Musically, we get one too-brief talkbox solo on "Lab Monkey," Cantrell's signature noise on "Pretty Done" and "Stone" (as warmly welcome as anything you'll get from Thurston Moore these days), and lots of nostalgia-triggering crunch-and-moan. "Breath on a Window" has a pretty, proggy bridge that could be at home on Unwound's Leaves Turn Inside You. But several tracks, like "Hung on a Hook" and "Low Ceiling," never break out of their creeping familiarity. The best moments feel left up to chance: "Hollow" has an epic, unsingable hook that only Cantrell and a twisted duet partner could properly nurture, while the woozy centerpiece "Lab Monkey" squeezes fresh juice from old riffs and harmonies.
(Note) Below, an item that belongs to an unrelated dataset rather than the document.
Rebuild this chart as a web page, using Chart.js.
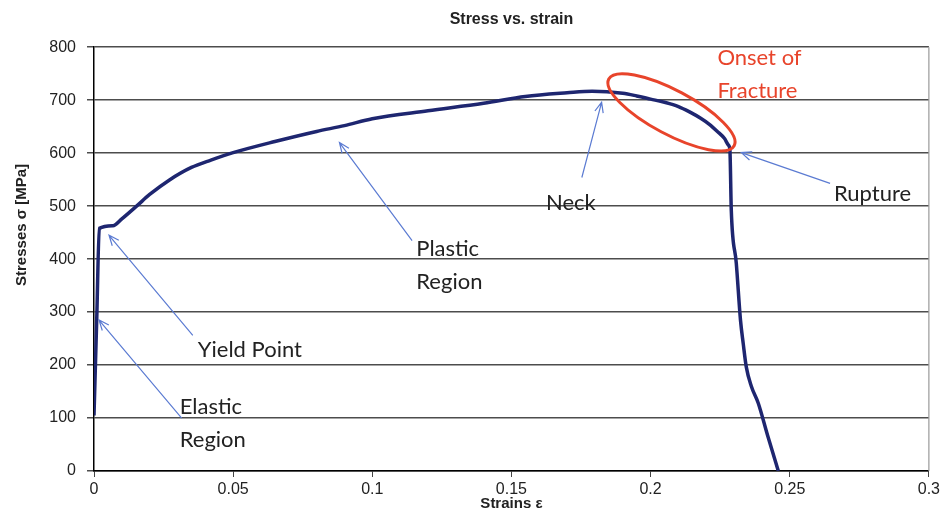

Nothing sounds new, and yet it has no parallel in the old Alice catalog, because they were just so much weirder than we remember. 1990 debut Facelift had more Guns N' Roses than Mudhoney in it; Dirt had radio power but plenty of frightening, buried-alive difficult moments, while 1994's acoustic detour Jar of Flies played with haunted-house blues and folk. The squelchy trip of the following year's Alice in Chains simply sounded broadcast from hell itself, with a title like "Head Creeps" that wasn't even the creepiest thing on it (hiya, eight minutes of "Frogs"!), while the requisite Unplugged session got "Sludge Factory," but not "Frogs," on MTV.
As for Dinosaurs, the most interesting outlier here is somewhat of a pop song, an acoustic glam-AC/DC stomp titled "Voices." Calling it experimental would misrepresent its barren lyrical palette — "Everybody listen / Voices in my head" — but it's the first thing Alice II have done that gives DuVall his own vocal identity. It's safe to say that Staley wouldn't have done those post-chorus power-pop vocal runs. Small potatoes yeah, for a meat-and-potatoes band. But the Devil put Godsmack here to make us forget the meat.